▸ **RECORDED INFORMATION**

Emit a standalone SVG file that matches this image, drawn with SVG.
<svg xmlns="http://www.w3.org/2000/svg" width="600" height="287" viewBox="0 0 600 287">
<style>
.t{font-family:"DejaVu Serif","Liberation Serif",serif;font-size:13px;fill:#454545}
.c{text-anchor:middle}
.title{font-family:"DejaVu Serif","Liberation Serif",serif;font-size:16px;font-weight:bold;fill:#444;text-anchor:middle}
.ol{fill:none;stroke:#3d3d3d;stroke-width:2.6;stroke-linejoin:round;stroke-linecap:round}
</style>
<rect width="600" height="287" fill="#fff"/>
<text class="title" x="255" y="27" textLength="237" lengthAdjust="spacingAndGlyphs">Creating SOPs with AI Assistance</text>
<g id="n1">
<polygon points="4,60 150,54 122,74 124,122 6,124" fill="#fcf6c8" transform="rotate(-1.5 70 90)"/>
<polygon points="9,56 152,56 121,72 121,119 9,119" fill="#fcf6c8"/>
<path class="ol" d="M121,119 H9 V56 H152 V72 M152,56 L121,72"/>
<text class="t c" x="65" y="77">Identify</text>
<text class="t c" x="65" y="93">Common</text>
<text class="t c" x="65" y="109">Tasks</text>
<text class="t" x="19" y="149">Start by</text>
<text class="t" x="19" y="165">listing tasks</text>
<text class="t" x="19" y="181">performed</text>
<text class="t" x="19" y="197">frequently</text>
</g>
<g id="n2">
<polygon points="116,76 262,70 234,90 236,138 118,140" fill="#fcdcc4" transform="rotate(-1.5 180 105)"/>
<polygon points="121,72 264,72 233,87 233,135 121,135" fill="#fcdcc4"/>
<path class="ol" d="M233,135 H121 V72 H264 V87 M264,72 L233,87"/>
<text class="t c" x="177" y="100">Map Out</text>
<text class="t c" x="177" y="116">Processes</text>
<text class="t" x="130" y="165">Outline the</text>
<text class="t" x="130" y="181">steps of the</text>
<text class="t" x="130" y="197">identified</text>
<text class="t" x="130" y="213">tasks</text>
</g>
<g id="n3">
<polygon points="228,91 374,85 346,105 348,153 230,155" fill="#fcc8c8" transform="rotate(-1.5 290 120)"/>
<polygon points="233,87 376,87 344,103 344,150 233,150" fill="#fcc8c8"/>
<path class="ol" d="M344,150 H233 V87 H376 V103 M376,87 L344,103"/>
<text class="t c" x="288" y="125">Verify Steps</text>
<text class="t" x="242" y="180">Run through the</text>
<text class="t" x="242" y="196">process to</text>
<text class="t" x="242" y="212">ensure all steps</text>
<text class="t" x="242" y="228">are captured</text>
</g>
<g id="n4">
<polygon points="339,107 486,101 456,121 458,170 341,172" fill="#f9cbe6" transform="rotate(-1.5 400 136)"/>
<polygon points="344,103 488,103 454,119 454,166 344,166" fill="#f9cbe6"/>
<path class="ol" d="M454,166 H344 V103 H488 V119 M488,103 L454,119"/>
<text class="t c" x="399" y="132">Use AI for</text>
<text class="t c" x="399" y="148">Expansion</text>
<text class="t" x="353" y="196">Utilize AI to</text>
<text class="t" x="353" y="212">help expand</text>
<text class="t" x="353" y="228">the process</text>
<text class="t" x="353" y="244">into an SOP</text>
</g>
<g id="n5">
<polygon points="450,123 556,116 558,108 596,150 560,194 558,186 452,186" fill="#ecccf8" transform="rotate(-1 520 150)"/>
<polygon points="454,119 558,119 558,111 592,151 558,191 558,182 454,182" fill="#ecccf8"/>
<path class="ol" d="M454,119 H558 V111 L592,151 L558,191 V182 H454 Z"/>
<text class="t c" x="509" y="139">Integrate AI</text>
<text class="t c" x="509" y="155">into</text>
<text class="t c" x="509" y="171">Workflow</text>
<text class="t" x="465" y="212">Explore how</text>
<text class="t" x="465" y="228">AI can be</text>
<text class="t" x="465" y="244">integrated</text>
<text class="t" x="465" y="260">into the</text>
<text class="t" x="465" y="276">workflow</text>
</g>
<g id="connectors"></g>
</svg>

▸ **WHAT YOU SHOULD DO**
Reproduce the material exactly, with every line intact.

▸ **TASK OUTPUT**
Emit a standalone SVG file that matches this image, drawn with SVG.
<svg xmlns="http://www.w3.org/2000/svg" width="600" height="287" viewBox="0 0 600 287">
<style>
.t{font-family:"DejaVu Serif","Liberation Serif",serif;font-size:13px;fill:#454545}
.c{text-anchor:middle}
.title{font-family:"DejaVu Serif","Liberation Serif",serif;font-size:16px;font-weight:bold;fill:#444;text-anchor:middle}
.ol{fill:none;stroke:#3d3d3d;stroke-width:2.6;stroke-linejoin:round;stroke-linecap:round}
</style>
<rect width="600" height="287" fill="#fff"/>
<text class="title" x="255" y="27" textLength="237" lengthAdjust="spacingAndGlyphs">Creating SOPs with AI Assistance</text>
<g id="n1">
<polygon points="4,60 150,54 122,74 124,122 6,124" fill="#fcf6c8" transform="rotate(-1.5 70 90)"/>
<polygon points="9,56 152,56 121,72 121,119 9,119" fill="#fcf6c8"/>
<path class="ol" d="M121,119 H9 V56 H152 V72 M152,56 L121,72"/>
<text class="t c" x="65" y="77">Identify</text>
<text class="t c" x="65" y="93">Common</text>
<text class="t c" x="65" y="109">Tasks</text>
<text class="t" x="19" y="149">Start by</text>
<text class="t" x="19" y="165">listing tasks</text>
<text class="t" x="19" y="181">performed</text>
<text class="t" x="19" y="197">frequently</text>
</g>
<g id="n2">
<polygon points="116,76 262,70 234,90 236,138 118,140" fill="#fcdcc4" transform="rotate(-1.5 180 105)"/>
<polygon points="121,72 264,72 233,87 233,135 121,135" fill="#fcdcc4"/>
<path class="ol" d="M233,135 H121 V72 H264 V87 M264,72 L233,87"/>
<text class="t c" x="177" y="100">Map Out</text>
<text class="t c" x="177" y="116">Processes</text>
<text class="t" x="130" y="165">Outline the</text>
<text class="t" x="130" y="181">steps of the</text>
<text class="t" x="130" y="197">identified</text>
<text class="t" x="130" y="213">tasks</text>
</g>
<g id="n3">
<polygon points="228,91 374,85 346,105 348,153 230,155" fill="#fcc8c8" transform="rotate(-1.5 290 120)"/>
<polygon points="233,87 376,87 344,103 344,150 233,150" fill="#fcc8c8"/>
<path class="ol" d="M344,150 H233 V87 H376 V103 M376,87 L344,103"/>
<text class="t c" x="288" y="125">Verify Steps</text>
<text class="t" x="242" y="180">Run through the</text>
<text class="t" x="242" y="196">process to</text>
<text class="t" x="242" y="212">ensure all steps</text>
<text class="t" x="242" y="228">are captured</text>
</g>
<g id="n4">
<polygon points="339,107 486,101 456,121 458,170 341,172" fill="#f9cbe6" transform="rotate(-1.5 400 136)"/>
<polygon points="344,103 488,103 454,119 454,166 344,166" fill="#f9cbe6"/>
<path class="ol" d="M454,166 H344 V103 H488 V119 M488,103 L454,119"/>
<text class="t c" x="399" y="132">Use AI for</text>
<text class="t c" x="399" y="148">Expansion</text>
<text class="t" x="353" y="196">Utilize AI to</text>
<text class="t" x="353" y="212">help expand</text>
<text class="t" x="353" y="228">the process</text>
<text class="t" x="353" y="244">into an SOP</text>
</g>
<g id="n5">
<polygon points="450,123 556,116 558,108 596,150 560,194 558,186 452,186" fill="#ecccf8" transform="rotate(-1 520 150)"/>
<polygon points="454,119 558,119 558,111 592,151 558,191 558,182 454,182" fill="#ecccf8"/>
<path class="ol" d="M454,119 H558 V111 L592,151 L558,191 V182 H454 Z"/>
<text class="t c" x="509" y="139">Integrate AI</text>
<text class="t c" x="509" y="155">into</text>
<text class="t c" x="509" y="171">Workflow</text>
<text class="t" x="465" y="212">Explore how</text>
<text class="t" x="465" y="228">AI can be</text>
<text class="t" x="465" y="244">integrated</text>
<text class="t" x="465" y="260">into the</text>
<text class="t" x="465" y="276">workflow</text>
</g>
<g id="connectors"></g>
</svg>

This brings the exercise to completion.